No. 3/No. 13 (Magenta, Black, Green on Orange) (1949) by Mark Rothko



Of Latvian and Jewish origin, Marcus Rothkowitz was born on September 25, 1903. While still a child his family moved to the United States, where he went on to study (briefly) at the University of Yale and then, from 1923, at the Art Students League of New York and the New York School of Design, under Arshile Gorky and Max Weber. Starting his artistic life with primitivist and playful urban scenes and then mythological imagery, he gradually explored colour and form more and more, finally arriving at the transcendent and boundless fields of colour for which he is most well-known. After a successful career as part of the Color Field movement that lasted for about three decades, on February 25, 1970, the painter swallowed a large quantity of anti-depressants and sliced his arms, thus ending his life at age 66. An aneurysm he had suffered two years earlier that greatly diminished his ability to paint and the end of his second marriage probably led to this desperate decision.

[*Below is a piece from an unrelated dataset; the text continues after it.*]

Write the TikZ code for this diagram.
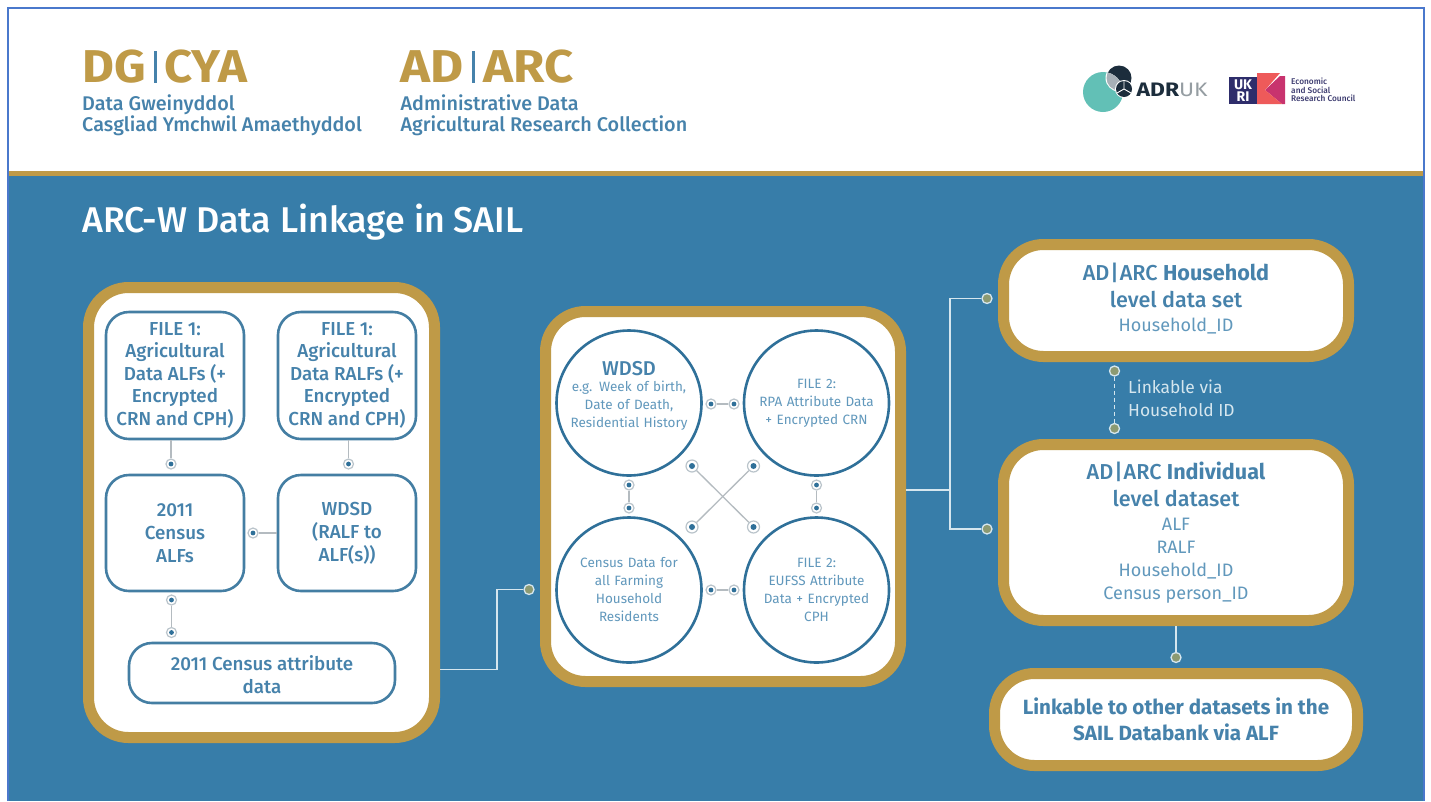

The painting presented above is on display at the Museum of Modern Art of New York and is 217 by 165 cm. It belongs to the signature structure that the artist explored from 1947 to his death, layer upon layer upon layer of thin veils of paint that form unevenly coloured rectangles and other horizontally elongated blurry shapes, of fuzzy and blended edges, vibrating against each other and floating freely over space. Rothko thought of these ample blocks of colour as "self-contained units of human expression" and wanted them to encompass and overwhelm the viewers, evoking intense emotions, relieving the spiritual emptiness of the modern world.

I'm interested only in expressing basic human emotions—tragedy, ecstasy, doom. If you are moved only by color relationships, then you miss the point.

We favor the simple expression of the complex thought.